Cathery Yeh started teaching 24 years ago, beginning her  tenure in dual-language classrooms in Los Angeles and abroad in China, Chile, Peru, and Costa Rica. As a classroom teacher, she made home visits to every student home (over 300) and co-taught mathematics lessons with parents/caregivers and community organizers to integrate students’ lived experiences, knowledge, and identities into the curriculum. As a learner of mathematics, her own schooling mirrors my research commitments to bilingualism, culturally sustaining pedagogies, and ethnic studies

Mathew D. Felton-Koestler is currently an associate professor in the Department of Teacher Education at Ohio University in Athens, Ohio, where he primarily teaches mathematics methods courses for future elementary and middle school teachers.
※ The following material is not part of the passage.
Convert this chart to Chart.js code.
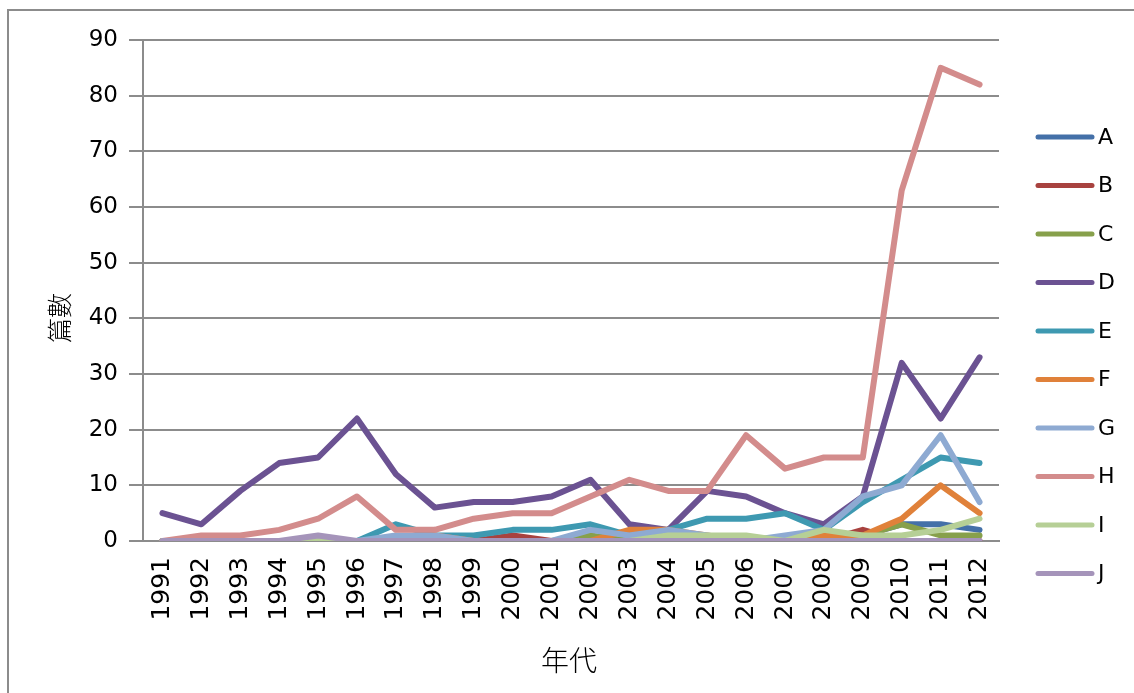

Throughout his career, Mathew has benefited from opportunities to collaborate with practicing teachers in the classroom and in professional development settings. He particularly enjoys the challenge of blending rich mathematics with explorations of our social and political world in tasks that are accessible to a broad audience.

Robert Q. Berry III is the Dean of the College of Education at the University of Arizona and the Paul L. Lindsey & Kathy J. Alexander Chair. He served as President of the National Council of Teachers of Mathematics (NCTM) from 2018–2020. He taught in public schools and served as a mathematics specialist. Equity issues in mathematics education are central to my research efforts with four related areas: (a) understanding Black children’s mathematics experiences, (b) measuring standards-based mathematics teaching practices, (c) unpacking equitable mathematics teaching and learning, and (d) exploring interactions between technology and mathematics education. Robert is also a two-time recipient of NCTM’s Linking Research and Practice Publication Award.